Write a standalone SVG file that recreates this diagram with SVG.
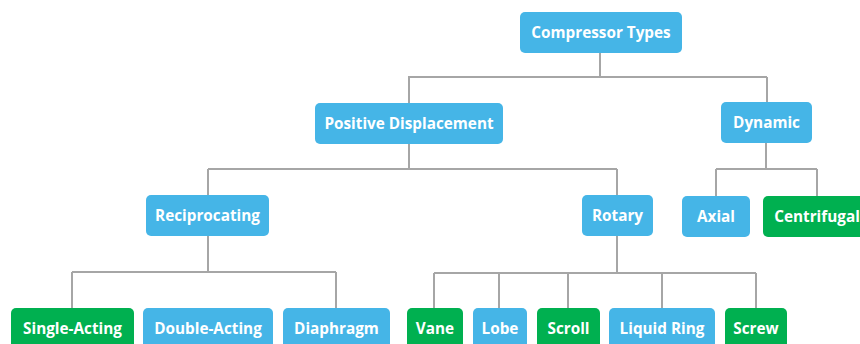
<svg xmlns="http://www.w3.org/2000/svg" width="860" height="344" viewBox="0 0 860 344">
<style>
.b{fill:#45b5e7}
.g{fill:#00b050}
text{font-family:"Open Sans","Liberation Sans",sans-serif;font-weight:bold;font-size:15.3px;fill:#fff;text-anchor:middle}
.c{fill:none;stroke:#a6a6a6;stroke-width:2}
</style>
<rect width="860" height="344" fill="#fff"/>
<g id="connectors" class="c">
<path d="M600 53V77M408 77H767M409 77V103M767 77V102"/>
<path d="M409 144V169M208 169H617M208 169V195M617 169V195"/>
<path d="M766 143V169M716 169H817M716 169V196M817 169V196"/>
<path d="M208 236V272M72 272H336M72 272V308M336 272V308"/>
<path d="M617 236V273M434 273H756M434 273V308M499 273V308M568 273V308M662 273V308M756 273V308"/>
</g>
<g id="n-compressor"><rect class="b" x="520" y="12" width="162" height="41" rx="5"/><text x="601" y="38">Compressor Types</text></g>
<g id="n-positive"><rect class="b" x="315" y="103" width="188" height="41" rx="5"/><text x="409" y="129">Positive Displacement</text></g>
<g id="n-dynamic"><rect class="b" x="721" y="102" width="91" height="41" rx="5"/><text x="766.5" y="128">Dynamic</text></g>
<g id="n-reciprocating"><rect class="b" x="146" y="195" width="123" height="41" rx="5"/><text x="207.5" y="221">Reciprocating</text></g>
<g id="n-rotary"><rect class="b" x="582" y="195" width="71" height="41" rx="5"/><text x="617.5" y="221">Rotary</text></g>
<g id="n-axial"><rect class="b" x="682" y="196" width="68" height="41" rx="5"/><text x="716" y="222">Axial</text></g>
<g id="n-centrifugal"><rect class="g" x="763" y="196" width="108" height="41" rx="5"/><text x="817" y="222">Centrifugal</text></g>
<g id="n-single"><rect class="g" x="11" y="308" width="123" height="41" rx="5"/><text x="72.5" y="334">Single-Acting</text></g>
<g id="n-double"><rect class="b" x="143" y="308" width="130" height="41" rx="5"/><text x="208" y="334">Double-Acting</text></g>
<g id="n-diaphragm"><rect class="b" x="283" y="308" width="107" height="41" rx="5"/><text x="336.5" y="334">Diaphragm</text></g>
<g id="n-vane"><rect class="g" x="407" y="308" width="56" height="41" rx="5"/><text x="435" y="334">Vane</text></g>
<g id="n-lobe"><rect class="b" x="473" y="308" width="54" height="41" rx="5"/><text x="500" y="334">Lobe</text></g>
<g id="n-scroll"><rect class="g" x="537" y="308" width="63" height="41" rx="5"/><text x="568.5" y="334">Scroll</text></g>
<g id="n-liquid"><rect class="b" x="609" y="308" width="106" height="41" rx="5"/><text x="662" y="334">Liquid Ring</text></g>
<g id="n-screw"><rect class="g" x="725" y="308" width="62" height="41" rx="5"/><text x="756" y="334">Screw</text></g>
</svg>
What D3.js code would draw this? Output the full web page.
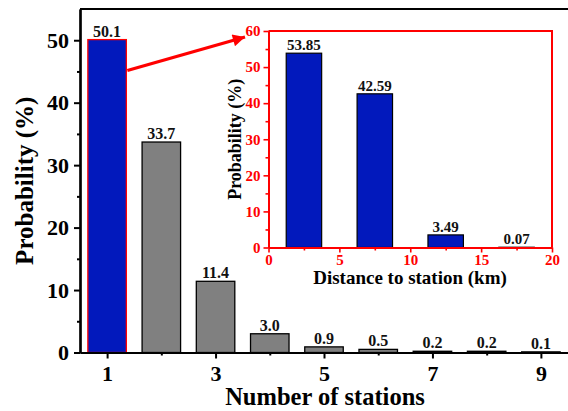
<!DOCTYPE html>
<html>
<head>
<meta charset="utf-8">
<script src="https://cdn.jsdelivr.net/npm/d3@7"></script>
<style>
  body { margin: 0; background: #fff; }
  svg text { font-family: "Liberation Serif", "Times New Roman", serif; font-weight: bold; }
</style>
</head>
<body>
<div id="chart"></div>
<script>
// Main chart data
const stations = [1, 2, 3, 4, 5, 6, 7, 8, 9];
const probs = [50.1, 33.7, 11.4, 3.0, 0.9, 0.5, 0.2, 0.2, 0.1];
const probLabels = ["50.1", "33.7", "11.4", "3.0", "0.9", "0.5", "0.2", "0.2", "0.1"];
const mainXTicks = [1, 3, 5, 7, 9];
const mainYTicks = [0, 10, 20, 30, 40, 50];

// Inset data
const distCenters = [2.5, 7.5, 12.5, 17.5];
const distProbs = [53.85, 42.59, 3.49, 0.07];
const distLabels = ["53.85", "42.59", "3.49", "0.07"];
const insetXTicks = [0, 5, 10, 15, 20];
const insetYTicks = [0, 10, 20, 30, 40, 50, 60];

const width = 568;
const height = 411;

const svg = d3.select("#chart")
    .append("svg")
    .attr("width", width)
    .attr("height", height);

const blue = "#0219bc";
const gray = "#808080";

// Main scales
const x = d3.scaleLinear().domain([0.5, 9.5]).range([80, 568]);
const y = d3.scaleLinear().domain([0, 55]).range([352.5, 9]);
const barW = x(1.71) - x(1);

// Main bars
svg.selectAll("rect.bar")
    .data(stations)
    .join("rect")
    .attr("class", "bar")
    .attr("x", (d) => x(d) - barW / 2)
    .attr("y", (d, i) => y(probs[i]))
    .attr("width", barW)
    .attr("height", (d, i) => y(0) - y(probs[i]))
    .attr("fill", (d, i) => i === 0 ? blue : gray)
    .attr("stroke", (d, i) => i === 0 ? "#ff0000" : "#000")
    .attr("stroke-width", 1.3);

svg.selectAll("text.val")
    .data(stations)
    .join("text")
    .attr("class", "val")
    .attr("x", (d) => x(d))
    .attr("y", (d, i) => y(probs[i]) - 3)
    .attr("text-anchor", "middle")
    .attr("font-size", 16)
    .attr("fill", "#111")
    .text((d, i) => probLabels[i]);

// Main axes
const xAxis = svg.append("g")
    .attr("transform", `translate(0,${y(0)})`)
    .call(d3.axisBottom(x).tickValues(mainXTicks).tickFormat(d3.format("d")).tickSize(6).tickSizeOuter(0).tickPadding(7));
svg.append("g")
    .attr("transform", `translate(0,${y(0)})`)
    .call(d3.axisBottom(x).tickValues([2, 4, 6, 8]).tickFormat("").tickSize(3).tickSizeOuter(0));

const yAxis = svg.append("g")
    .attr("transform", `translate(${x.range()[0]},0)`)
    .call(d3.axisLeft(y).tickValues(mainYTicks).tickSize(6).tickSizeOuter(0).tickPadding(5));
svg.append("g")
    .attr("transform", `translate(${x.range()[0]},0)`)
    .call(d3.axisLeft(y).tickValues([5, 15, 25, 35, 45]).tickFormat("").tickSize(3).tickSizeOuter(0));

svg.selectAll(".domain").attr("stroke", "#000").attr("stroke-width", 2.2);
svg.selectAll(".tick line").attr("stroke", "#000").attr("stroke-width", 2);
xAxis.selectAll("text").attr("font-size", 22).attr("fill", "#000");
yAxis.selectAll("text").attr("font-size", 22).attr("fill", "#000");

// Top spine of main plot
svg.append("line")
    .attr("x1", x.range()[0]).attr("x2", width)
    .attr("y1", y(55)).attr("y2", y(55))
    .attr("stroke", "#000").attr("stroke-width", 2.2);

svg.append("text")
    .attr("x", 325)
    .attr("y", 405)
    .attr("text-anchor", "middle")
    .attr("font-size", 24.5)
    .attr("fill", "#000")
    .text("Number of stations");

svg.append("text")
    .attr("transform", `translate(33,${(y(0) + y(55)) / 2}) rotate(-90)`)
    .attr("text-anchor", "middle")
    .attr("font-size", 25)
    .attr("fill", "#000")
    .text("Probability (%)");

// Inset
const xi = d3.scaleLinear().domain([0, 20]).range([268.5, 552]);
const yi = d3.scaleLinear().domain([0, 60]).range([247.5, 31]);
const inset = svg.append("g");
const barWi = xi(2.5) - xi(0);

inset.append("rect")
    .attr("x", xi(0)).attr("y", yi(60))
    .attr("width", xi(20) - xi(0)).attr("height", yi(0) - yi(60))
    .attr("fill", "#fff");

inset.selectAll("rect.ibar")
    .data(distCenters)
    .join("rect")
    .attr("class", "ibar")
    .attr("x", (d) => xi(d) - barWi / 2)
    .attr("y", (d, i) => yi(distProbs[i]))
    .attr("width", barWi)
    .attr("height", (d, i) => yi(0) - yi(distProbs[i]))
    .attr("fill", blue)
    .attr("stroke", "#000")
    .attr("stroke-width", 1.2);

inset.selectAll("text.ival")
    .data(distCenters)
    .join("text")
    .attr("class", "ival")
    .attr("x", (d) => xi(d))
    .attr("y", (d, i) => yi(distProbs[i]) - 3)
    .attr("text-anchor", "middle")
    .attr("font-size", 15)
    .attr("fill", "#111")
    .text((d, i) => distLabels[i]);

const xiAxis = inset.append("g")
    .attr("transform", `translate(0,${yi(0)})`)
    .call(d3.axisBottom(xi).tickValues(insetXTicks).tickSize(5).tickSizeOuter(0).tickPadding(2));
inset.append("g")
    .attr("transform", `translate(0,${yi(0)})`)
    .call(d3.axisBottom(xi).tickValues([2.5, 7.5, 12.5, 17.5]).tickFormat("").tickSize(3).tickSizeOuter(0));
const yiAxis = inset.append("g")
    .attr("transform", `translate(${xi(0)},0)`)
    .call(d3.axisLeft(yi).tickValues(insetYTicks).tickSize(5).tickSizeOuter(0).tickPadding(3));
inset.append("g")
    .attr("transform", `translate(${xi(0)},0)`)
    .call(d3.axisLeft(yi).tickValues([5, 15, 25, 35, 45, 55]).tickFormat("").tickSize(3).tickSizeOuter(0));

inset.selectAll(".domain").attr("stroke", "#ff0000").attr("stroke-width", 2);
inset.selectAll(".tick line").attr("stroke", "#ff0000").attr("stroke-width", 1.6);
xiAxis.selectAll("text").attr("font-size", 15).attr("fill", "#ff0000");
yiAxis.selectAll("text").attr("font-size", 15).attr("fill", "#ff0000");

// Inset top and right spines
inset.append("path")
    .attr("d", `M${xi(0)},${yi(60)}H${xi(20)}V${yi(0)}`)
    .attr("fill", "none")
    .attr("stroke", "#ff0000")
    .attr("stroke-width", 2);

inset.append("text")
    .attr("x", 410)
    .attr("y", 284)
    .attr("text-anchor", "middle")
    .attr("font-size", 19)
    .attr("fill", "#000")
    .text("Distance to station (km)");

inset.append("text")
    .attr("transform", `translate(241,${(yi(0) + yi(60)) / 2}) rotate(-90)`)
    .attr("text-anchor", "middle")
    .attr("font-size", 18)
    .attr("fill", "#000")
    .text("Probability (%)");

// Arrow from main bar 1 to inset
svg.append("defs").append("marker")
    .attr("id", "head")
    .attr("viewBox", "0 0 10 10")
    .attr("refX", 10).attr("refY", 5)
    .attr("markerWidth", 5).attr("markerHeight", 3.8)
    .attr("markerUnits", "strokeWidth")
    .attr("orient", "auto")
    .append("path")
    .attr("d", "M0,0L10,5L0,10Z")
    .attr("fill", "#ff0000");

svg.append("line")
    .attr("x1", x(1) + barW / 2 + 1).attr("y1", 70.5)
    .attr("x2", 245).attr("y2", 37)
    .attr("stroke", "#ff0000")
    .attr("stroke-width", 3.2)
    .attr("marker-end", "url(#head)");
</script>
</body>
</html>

§ TASK GOAL
Gather all lines from the listing above in which "this" occurs.

§ REPLY TO THE EXERCISE
Write a standalone SVG file that recreates this diagram with SVG.
What D3.js code would draw this? Output the full web page.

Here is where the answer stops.